With their length of 12.20 meters, a width of 2 meters and a height of 1.12, these barges covered a distance of two to five kilometers on average. They had to be towed by two salt workers that received the burchiella by drawing lots. One of them towed the barge by wearing a large crossbody rope that culminated with a long lead ring, while walking along the canal bank. The other led the direction through the help of a long oar.

There used to be several shipowners (burchiaroli), except in the early 1900, when the 105 burchielle were all owned by a single person. It was the Savoia family to change things by forcing the owner to sell them by paying a paltry sum.

 

Burchiella in the 1900 - Ph.
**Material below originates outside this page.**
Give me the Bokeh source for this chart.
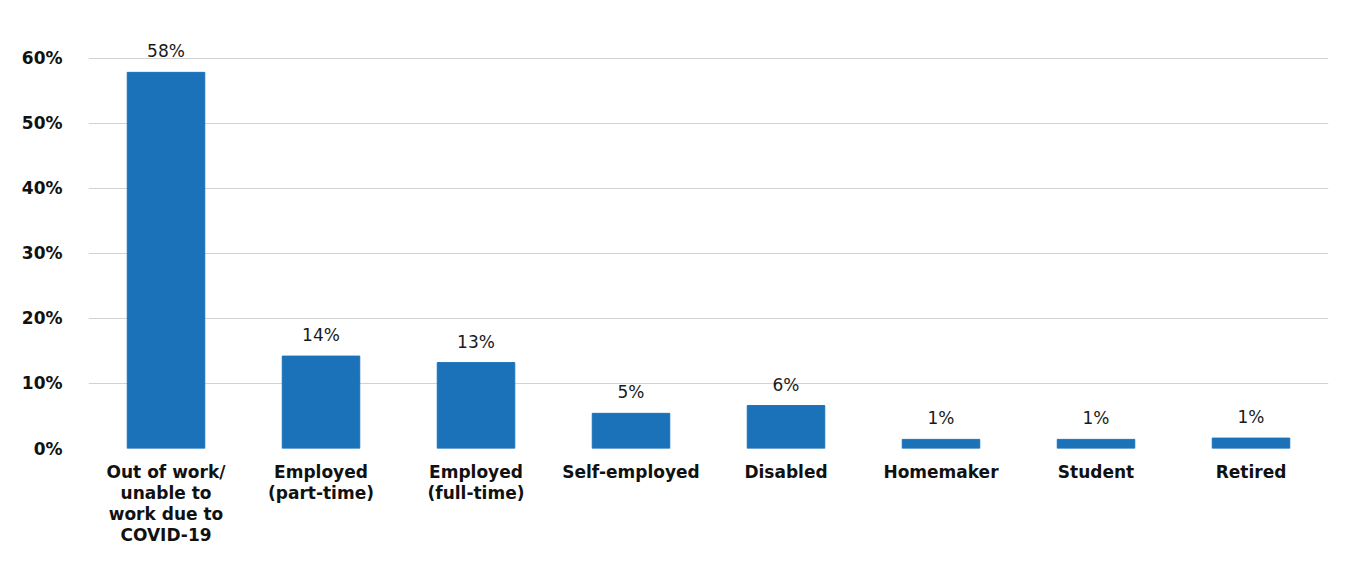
from bokeh.plotting import figure
from bokeh.models import ColumnDataSource, FixedTicker, Range1d
from bokeh.core.properties import value
from bokeh.embed import file_html
from bokeh.resources import INLINE

categories = ["Out of work/\nunable to\nwork due to\nCOVID-19", "Employed\n(part-time)",
              "Employed\n(full-time)", "Self-employed", "Disabled", "Homemaker",
              "Student", "Retired"]
values = [57.8, 14.2, 13.2, 5.4, 6.6, 1.4, 1.4, 1.6]
value_labels = ["58%", "14%", "13%", "5%", "6%", "1%", "1%", "1%"]
y_ticks = [0, 10, 20, 30, 40, 50, 60]

xs = list(range(1, len(categories) + 1))
src = ColumnDataSource(dict(x=xs, top=values, lab=value_labels))

p = figure(width=1343, height=552, output_backend="svg", toolbar_location=None,
           x_range=Range1d(0.5, len(categories) + 0.5), y_range=Range1d(0, 65),
           min_border_left=88, min_border_right=15, min_border_top=25, min_border_bottom=104)
p.background_fill_color = "white"
p.border_fill_color = "white"
p.outline_line_color = None

p.vbar(x="x", top="top", width=0.5, bottom=0, source=src, color="#1b72b9")
p.text(x="x", y="top", text="lab", source=src, text_align="center", text_baseline="bottom",
       y_offset=-11, text_font_size="17px", text_color="#1a1a1a",
       text_font=value("DejaVu Sans"))

FONT = "DejaVu Sans"
p.xaxis.ticker = FixedTicker(ticks=xs)
p.xaxis.major_label_overrides = {i + 1: c for i, c in enumerate(categories)}
p.xaxis.axis_line_color = None
p.xaxis.major_tick_line_color = None
p.xaxis.minor_tick_line_color = None
p.xaxis.major_label_text_font = FONT
p.xaxis.major_label_text_font_style = "bold"
p.xaxis.major_label_text_font_size = "17px"
p.xaxis.major_label_text_color = "#111111"
p.xaxis.major_label_text_line_height = 1.06
p.xaxis.major_label_standoff = 7

p.yaxis.ticker = FixedTicker(ticks=y_ticks)
p.yaxis.major_label_overrides = {t: f"{t}%" for t in y_ticks}
p.yaxis.axis_line_color = None
p.yaxis.major_tick_line_color = None
p.yaxis.minor_tick_line_color = None
p.yaxis.major_label_text_font = FONT
p.yaxis.major_label_text_font_style = "bold"
p.yaxis.major_label_text_font_size = "17px"
p.yaxis.major_label_text_color = "#111111"
p.yaxis.major_label_standoff = 20

p.xgrid.grid_line_color = None
p.ygrid.grid_line_color = "#d2d2d2"
p.ygrid.grid_line_width = 1

open("out.html", "w").write(file_html(p, INLINE))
Gabriele BernabiniBurchiella a MUSA, the salt museum

 

Transition from wood to iron

Burchielle were initially built in wood, after a failed experiment to make one in cement they started to build them in iron: "until the year 1927 the wooden burchielle were still in use, reinforced with a cross-sectional iron bar to avoid the curving of the sides. Later the iron barges were preferred, they were about eighty and with a shape much more regular and unvarying, enough to allow an accurate determination of their usable payload volume by using specific wooden dunnage. (From "Le Saline di Cervia, Gino Pilandri, 1989)
While the wooden barges could hold as much as eight thousand kilos of salt, the iron ones reached around one hundred thousand kilos.

 

The salt harvest

Burchielle played a crucial role in the salt production process. The long line of barges created during the salt storage attracted plenty of people. The crowd gathered from Cervia and all the surrounding cities to witness the Armèsa de sel, a moment that celebrates the ending of the salt production season.
Today a faithful reproduction based on the original model of 1925 is used each year during the salt storage re-enactment.

Burchielle were used until the year 1959, when a "single salt gathering" system was preferred to the former "multiple gathering" one. For this reason the 144 salt pans were turned into a single large salt pan where the salt was extracted from the crystallizing ponds at the end of summer in a single solution thanks to more advanced mechanical equipment.

A few years ago, a burchiella has been bought from Governolo di Mantova and exhibited at MUSA, Cervia's salt museum.